Used wine barrels make excellent sour and wild beers for at least three reasons:
- Wine has a mellower flavor than spirits, so wine barrels let the beer shine (whiskey or rum barrels might steal the spotlight).
- Wine is low enough in alcohol that bugs such as Brettanomyces and Lactobacillus can survive within the staves. Indeed, Brettanomyces growth is one of the reasons that winemakers have to retire their barrels after a period of time.
- Unlike, say, a bourbon cask (which by U.S. law can be used exactly once to age bourbon), vintners often refill wine barrels several times. Repeated batches of wine draw out much of the wood’s raw character before it accepts your beer.
Furthermore, wood is porous and admits a slow trickle of oxygen over time. That oxygen, along with certain sugars within the wood itself, provides a cozy environment for Brettanomyces. Even beers that aren’t Brett-dominant usually benefit from the manner in which Brett metabolizes by-products of the other bugs.

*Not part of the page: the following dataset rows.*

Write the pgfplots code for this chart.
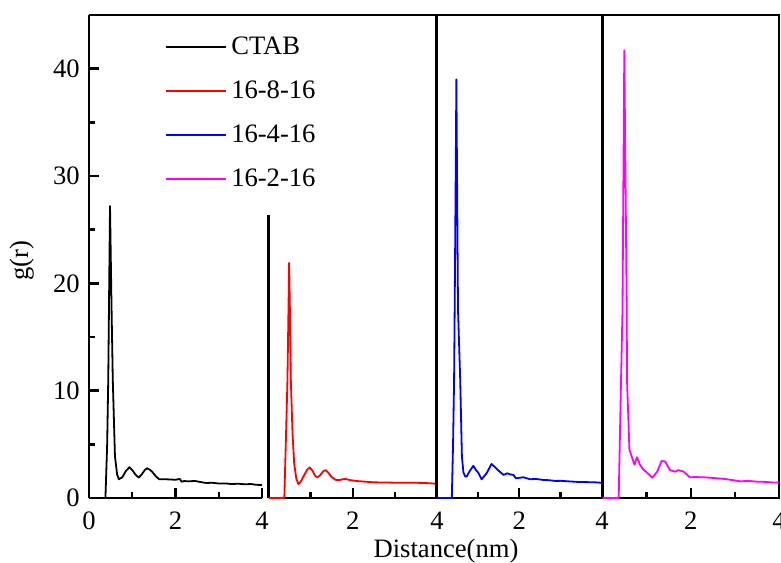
\documentclass[border=0pt]{standalone}
\usepackage{fontspec}
\setmainfont{Liberation Serif}
\usepackage{pgfplots}
\pgfplotsset{compat=1.18}
\definecolor{cred}{RGB}{255,0,0}
\definecolor{cblue}{RGB}{0,0,255}
\definecolor{cmag}{RGB}{255,0,255}
\pgfplotsset{
  panel/.style={
    scale only axis,
    anchor=south west,
    height=241.5pt,
    ymin=0, ymax=45,
    xmin=0, xmax=4,
    xtick={0,2,4},
    minor xtick={1,3},
    ytick={0,10,20,30,40},
    minor ytick={5,15,25,35},
    xtick pos=left,
    ytick pos=left,
    axis line style={line width=1.2pt},
    major tick style={line width=1.2pt, black},
    minor tick style={line width=1.2pt, black},
    major tick length=5pt,
    minor tick length=3pt,
    /pgf/number format/assume math mode=true,
    tick label style={font=\fontsize{13.3}{16}\selectfont},
    xticklabel style={yshift=-2.5pt},
    clip=false,
    every axis plot/.append style={line width=0.9pt, line join=round},
  }
}
\begin{document}
\fontsize{13.3}{16}\selectfont
\begin{tikzpicture}[font=\fontsize{13.3}{16}\selectfont]
% Panel 1: CTAB
\begin{axis}[panel,
  at={(44.5pt,32pt)}, width=86.5pt,
  axis y line*=left, tick align=inside,
  legend style={at={(0.405,0.978)}, anchor=north west, draw=none, fill=none,
    row sep=5pt, cells={anchor=west},
    nodes={text height=10pt, text depth=3pt, inner sep=2pt}},
  legend image code/.code={\draw[#1, line width=0.9pt] (0pt,0pt) -- (30pt,0pt);},
]
\addplot[black] coordinates {(0,0) (0.38,0) (0.42,5) (0.445,11) (0.465,19) (0.486,27.2) (0.52,18) (0.55,11) (0.60,3.9) (0.65,2.2) (0.69,1.75) (0.77,1.93) (0.85,2.5) (0.935,2.87) (1.0,2.6) (1.08,2.15) (1.15,1.9) (1.22,2.2) (1.29,2.6) (1.34,2.77) (1.40,2.65) (1.46,2.45) (1.54,2.05) (1.62,1.75) (1.75,1.75) (1.90,1.72) (2.0,1.7) (2.07,1.75) (2.10,1.78) (2.14,1.52) (2.20,1.58) (2.30,1.55) (2.45,1.59) (2.60,1.47) (2.72,1.40) (2.85,1.42) (3.0,1.35) (3.15,1.36) (3.3,1.3) (3.45,1.33) (3.6,1.28) (3.75,1.3) (3.85,1.24) (4.0,1.2)};
\addlegendentry{CTAB}
\addlegendimage{cred}
\addlegendentry{16-8-16}
\addlegendimage{cblue}
\addlegendentry{16-4-16}
\addlegendimage{cmag}
\addlegendentry{16-2-16}
\draw[line width=1.2pt] (rel axis cs:1,1) -- ++(3.5pt,0);
\end{axis}
% Panel 2: 16-8-16
\begin{axis}[panel,
  at={(134.25pt,32pt)}, width=84.25pt,
  axis y line=none, tick align=inside,
  xticklabels={,2,4},
]
\addplot[black, line width=1.2pt, forget plot] coordinates {(0,0) (0,26.4)};
\addplot[cred] coordinates {(0,0) (0.375,0) (0.41,5) (0.45,11) (0.49,21.9) (0.51,17) (0.53,11) (0.57,6) (0.61,3.2) (0.66,1.8) (0.71,1.3) (0.77,1.55) (0.85,2.15) (0.92,2.65) (0.98,2.85) (1.05,2.5) (1.11,2.05) (1.16,1.92) (1.22,2.1) (1.30,2.5) (1.36,2.6) (1.42,2.35) (1.50,1.95) (1.60,1.68) (1.70,1.68) (1.76,1.75) (1.83,1.77) (1.92,1.68) (2.07,1.59) (2.30,1.52) (2.50,1.46) (2.96,1.43) (3.50,1.42) (3.80,1.38) (4.0,1.32)};
\end{axis}
% Panel 3: 16-4-16
\begin{axis}[panel,
  at={(218.25pt,32pt)}, width=82.75pt,
  axis y line*=left, tick align=inside,
  ytick=\empty, minor ytick=\empty,
  xticklabels={,2,4},
]
\addplot[cblue] coordinates {(0,0) (0.37,0) (0.40,5) (0.425,11) (0.44,18) (0.46,28) (0.48,39.0) (0.50,28) (0.52,17.5) (0.573,11) (0.614,3.85) (0.65,2.4) (0.696,2.0) (0.73,2.0) (0.80,2.5) (0.89,3.0) (0.955,2.6) (1.01,2.35) (1.09,1.75) (1.21,2.3) (1.33,3.17) (1.42,2.85) (1.50,2.55) (1.62,2.15) (1.71,2.3) (1.78,2.2) (1.86,2.15) (1.92,1.83) (2.0,1.88) (2.10,1.93) (2.26,1.75) (2.42,1.77) (2.58,1.68) (2.72,1.66) (2.87,1.59) (3.0,1.6) (3.2,1.55) (3.4,1.5) (3.6,1.48) (3.8,1.47) (3.95,1.43) (4.0,1.42)};
\end{axis}
% Panel 4: 16-2-16
\begin{axis}[panel,
  at={(301.25pt,32pt)}, width=88.25pt,
  tick align=inside,
  ytick=\empty, minor ytick=\empty,
  xticklabels={,2,4},
]
\addplot[cmag] coordinates {(0,0) (0.367,0) (0.42,11) (0.453,17.5) (0.494,41.7) (0.549,17.5) (0.555,11) (0.61,4.5) (0.725,3.1) (0.78,3.8) (0.85,3.1) (0.915,2.7) (1.0,2.4) (1.13,1.9) (1.24,2.45) (1.34,3.45) (1.42,3.4) (1.53,2.6) (1.65,2.45) (1.72,2.6) (1.84,2.45) (1.98,1.93) (2.1,1.95) (2.29,1.93) (2.5,1.87) (2.71,1.8) (2.9,1.7) (3.13,1.55) (3.3,1.6) (3.5,1.52) (3.7,1.5) (3.85,1.45) (4.0,1.45)};
\end{axis}
\node[rotate=90] at (11.25pt,150.5pt) {g(r)};
\node[anchor=base] at (223pt,2.5pt) {Distance(nm)};
\pgfresetboundingbox
\useasboundingbox (0,0) rectangle (390.5pt,281pt);
\end{tikzpicture}
\end{document}
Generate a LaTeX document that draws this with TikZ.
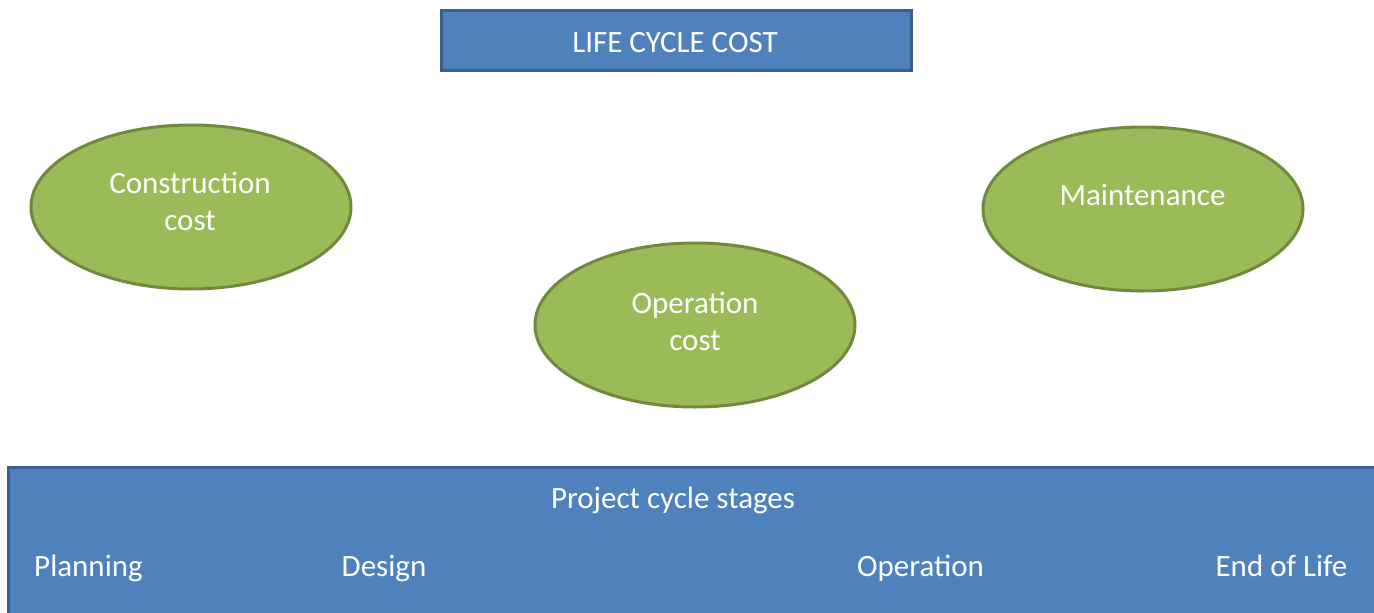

Remember, a whiskey barrel can go sour, but a sour barrel can never truly revert to clean. Microorganisms infiltrate the wood up to a depth of almost a centimeter, which is far deeper than you’d ever be able to effectively sanitize without destroying the barrel in the process. So rather than attempt to clean a “dirty” barrel, do as the Belgians do and turn it into a dedicated inoculation tank that guards your own secret blend of house yeasts and bacteria.
Make It Your Own
Of course, much of the fun of homebrewing is that there are no rules. Want to sour a beer in a whiskey barrel? Go for it. Looking to infuse a bit of Gewürztraimer character into your imperial wheat? Why not? Just remember to keep your barrels moist and be willing to accept whatever your microbes throw at you. And as long as you take good care of your barrels, they’ll take good care of you.